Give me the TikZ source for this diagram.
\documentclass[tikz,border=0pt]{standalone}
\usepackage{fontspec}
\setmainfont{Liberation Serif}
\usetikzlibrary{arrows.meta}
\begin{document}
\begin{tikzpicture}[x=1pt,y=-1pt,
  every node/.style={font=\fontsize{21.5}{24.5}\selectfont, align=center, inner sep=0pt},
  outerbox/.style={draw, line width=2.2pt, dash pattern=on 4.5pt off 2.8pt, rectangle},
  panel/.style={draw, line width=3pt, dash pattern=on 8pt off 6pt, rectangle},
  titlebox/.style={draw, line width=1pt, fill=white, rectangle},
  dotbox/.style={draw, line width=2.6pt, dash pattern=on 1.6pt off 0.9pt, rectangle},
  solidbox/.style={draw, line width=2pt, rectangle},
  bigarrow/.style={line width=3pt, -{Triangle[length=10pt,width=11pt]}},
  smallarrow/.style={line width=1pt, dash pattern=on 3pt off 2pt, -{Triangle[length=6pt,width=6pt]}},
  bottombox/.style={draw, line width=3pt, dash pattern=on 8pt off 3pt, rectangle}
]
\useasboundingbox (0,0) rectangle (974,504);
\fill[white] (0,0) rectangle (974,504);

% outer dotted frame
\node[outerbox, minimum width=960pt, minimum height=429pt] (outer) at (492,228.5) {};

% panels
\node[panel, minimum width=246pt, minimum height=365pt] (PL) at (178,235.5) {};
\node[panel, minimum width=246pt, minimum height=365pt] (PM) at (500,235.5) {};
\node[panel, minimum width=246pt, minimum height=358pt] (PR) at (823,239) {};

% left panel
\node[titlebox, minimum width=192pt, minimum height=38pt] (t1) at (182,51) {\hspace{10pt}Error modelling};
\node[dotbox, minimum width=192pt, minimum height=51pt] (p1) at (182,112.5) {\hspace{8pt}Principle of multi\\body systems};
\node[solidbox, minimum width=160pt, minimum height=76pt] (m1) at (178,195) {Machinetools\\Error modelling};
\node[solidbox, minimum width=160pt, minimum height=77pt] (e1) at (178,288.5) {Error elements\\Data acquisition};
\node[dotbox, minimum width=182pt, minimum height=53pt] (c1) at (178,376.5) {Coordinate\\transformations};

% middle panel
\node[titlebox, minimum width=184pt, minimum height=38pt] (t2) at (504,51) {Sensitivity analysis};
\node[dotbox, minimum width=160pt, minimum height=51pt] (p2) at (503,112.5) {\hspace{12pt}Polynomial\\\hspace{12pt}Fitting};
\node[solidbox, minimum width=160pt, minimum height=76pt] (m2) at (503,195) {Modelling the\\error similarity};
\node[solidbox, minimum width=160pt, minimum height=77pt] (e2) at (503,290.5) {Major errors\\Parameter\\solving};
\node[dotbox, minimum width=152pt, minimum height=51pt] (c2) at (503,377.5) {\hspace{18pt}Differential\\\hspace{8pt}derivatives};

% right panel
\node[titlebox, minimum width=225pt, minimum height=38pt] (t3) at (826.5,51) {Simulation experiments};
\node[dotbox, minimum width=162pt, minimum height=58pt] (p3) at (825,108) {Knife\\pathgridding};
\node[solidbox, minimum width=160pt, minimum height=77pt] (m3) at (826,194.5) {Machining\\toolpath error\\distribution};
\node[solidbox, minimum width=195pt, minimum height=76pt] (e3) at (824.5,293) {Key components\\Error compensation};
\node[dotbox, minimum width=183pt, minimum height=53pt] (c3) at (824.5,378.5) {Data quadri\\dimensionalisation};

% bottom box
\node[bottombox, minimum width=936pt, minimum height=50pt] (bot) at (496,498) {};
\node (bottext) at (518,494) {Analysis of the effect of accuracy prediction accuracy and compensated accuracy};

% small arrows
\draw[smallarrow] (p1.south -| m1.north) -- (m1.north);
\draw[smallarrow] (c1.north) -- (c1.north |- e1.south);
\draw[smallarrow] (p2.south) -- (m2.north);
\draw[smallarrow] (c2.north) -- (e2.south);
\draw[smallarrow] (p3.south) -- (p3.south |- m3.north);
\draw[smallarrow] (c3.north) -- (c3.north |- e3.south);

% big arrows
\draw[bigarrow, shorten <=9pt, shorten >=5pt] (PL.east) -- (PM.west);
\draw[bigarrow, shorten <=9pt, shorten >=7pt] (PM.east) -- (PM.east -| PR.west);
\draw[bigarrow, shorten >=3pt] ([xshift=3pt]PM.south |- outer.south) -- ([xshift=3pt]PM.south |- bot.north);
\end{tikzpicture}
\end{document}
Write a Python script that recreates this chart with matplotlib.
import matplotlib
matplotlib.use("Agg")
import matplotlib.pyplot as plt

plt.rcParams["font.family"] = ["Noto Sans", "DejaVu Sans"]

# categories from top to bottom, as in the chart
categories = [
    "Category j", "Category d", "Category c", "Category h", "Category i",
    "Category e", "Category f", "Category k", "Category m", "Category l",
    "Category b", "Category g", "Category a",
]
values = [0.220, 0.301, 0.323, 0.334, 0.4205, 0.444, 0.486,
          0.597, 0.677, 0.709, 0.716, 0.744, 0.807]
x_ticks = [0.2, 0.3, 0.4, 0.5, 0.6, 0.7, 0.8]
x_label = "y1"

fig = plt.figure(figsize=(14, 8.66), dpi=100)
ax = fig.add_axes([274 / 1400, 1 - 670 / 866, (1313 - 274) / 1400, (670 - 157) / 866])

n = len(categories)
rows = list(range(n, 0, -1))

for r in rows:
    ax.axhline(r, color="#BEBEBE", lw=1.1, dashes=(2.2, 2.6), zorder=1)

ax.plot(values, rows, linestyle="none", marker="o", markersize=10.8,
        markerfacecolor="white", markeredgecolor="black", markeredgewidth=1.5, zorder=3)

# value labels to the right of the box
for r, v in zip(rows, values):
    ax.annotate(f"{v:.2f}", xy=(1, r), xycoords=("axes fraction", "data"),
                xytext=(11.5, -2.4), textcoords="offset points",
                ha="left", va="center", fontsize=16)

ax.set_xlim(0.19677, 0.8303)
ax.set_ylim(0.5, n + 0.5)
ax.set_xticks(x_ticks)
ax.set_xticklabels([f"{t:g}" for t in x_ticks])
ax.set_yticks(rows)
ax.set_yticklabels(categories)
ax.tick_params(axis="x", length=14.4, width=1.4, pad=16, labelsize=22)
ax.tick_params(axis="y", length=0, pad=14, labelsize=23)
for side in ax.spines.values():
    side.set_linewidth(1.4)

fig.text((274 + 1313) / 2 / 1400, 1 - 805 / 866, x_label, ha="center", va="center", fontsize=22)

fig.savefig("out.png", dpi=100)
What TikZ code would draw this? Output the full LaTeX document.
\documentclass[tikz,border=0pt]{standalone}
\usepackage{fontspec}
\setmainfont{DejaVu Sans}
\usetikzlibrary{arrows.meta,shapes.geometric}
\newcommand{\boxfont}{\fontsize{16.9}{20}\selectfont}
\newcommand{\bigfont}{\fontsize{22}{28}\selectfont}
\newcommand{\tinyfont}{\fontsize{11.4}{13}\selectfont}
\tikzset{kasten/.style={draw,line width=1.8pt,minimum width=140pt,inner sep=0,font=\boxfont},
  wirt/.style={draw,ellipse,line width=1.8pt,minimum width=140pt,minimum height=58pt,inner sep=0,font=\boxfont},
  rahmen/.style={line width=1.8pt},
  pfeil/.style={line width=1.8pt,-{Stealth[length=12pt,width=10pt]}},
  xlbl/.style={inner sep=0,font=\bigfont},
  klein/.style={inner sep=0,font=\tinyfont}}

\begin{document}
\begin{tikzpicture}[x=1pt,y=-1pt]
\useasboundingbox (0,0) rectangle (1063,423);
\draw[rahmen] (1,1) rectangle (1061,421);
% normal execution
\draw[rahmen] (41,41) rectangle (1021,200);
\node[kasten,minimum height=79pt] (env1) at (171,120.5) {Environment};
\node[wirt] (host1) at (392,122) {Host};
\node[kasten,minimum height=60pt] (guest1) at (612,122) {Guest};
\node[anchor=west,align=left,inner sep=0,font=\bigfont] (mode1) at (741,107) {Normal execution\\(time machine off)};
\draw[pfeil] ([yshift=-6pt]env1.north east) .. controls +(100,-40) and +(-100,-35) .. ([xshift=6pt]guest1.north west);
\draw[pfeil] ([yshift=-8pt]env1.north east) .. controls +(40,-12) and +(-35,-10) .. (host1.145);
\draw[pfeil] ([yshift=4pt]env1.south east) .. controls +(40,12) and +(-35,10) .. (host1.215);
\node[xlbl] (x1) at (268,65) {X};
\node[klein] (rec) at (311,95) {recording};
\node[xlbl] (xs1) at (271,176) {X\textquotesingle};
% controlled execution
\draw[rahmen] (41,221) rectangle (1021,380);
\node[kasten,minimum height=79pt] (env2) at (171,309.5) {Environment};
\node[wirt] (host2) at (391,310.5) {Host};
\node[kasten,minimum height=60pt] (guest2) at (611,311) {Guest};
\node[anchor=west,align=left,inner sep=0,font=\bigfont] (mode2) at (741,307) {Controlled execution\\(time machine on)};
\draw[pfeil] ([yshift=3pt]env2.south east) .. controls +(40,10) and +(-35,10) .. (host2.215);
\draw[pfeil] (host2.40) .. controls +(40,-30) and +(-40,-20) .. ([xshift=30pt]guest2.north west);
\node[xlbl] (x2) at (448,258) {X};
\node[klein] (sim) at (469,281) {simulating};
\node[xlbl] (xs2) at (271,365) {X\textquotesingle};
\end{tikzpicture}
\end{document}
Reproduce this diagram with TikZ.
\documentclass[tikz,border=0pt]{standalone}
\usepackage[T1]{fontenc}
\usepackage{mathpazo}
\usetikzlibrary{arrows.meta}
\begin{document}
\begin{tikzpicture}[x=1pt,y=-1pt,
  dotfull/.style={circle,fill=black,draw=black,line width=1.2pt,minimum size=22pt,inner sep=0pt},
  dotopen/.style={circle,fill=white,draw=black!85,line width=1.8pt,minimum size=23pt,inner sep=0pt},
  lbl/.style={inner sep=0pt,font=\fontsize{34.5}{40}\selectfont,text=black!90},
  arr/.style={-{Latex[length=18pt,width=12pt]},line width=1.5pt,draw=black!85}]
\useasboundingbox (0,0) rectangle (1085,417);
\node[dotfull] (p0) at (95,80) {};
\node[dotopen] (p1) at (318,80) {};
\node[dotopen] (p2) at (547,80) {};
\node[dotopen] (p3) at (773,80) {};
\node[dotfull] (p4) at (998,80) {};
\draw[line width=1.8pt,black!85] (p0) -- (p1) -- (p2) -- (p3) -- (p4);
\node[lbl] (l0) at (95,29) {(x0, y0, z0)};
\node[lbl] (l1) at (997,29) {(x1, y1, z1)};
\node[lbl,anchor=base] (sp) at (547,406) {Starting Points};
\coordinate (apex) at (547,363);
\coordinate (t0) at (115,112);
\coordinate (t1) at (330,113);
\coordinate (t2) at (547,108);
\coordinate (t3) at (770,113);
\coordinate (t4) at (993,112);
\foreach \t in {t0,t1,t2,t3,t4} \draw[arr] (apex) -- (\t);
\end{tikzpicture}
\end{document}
☆ ☆ ☆ ☆
**What the task asks:**
Please reproduce exactly the lines from the first one of the records above through the line containing "width=246pt, minimum height=358pt]", both included, and nothing else.

**Full output:**
Give me the TikZ source for this diagram.
\documentclass[tikz,border=0pt]{standalone}
\usepackage{fontspec}
\setmainfont{Liberation Serif}
\usetikzlibrary{arrows.meta}
\begin{document}
\begin{tikzpicture}[x=1pt,y=-1pt,
  every node/.style={font=\fontsize{21.5}{24.5}\selectfont, align=center, inner sep=0pt},
  outerbox/.style={draw, line width=2.2pt, dash pattern=on 4.5pt off 2.8pt, rectangle},
  panel/.style={draw, line width=3pt, dash pattern=on 8pt off 6pt, rectangle},
  titlebox/.style={draw, line width=1pt, fill=white, rectangle},
  dotbox/.style={draw, line width=2.6pt, dash pattern=on 1.6pt off 0.9pt, rectangle},
  solidbox/.style={draw, line width=2pt, rectangle},
  bigarrow/.style={line width=3pt, -{Triangle[length=10pt,width=11pt]}},
  smallarrow/.style={line width=1pt, dash pattern=on 3pt off 2pt, -{Triangle[length=6pt,width=6pt]}},
  bottombox/.style={draw, line width=3pt, dash pattern=on 8pt off 3pt, rectangle}
]
\useasboundingbox (0,0) rectangle (974,504);
\fill[white] (0,0) rectangle (974,504);

% outer dotted frame
\node[outerbox, minimum width=960pt, minimum height=429pt] (outer) at (492,228.5) {};

% panels
\node[panel, minimum width=246pt, minimum height=365pt] (PL) at (178,235.5) {};
\node[panel, minimum width=246pt, minimum height=365pt] (PM) at (500,235.5) {};
\node[panel, minimum width=246pt, minimum height=358pt] (PR) at (823,239) {};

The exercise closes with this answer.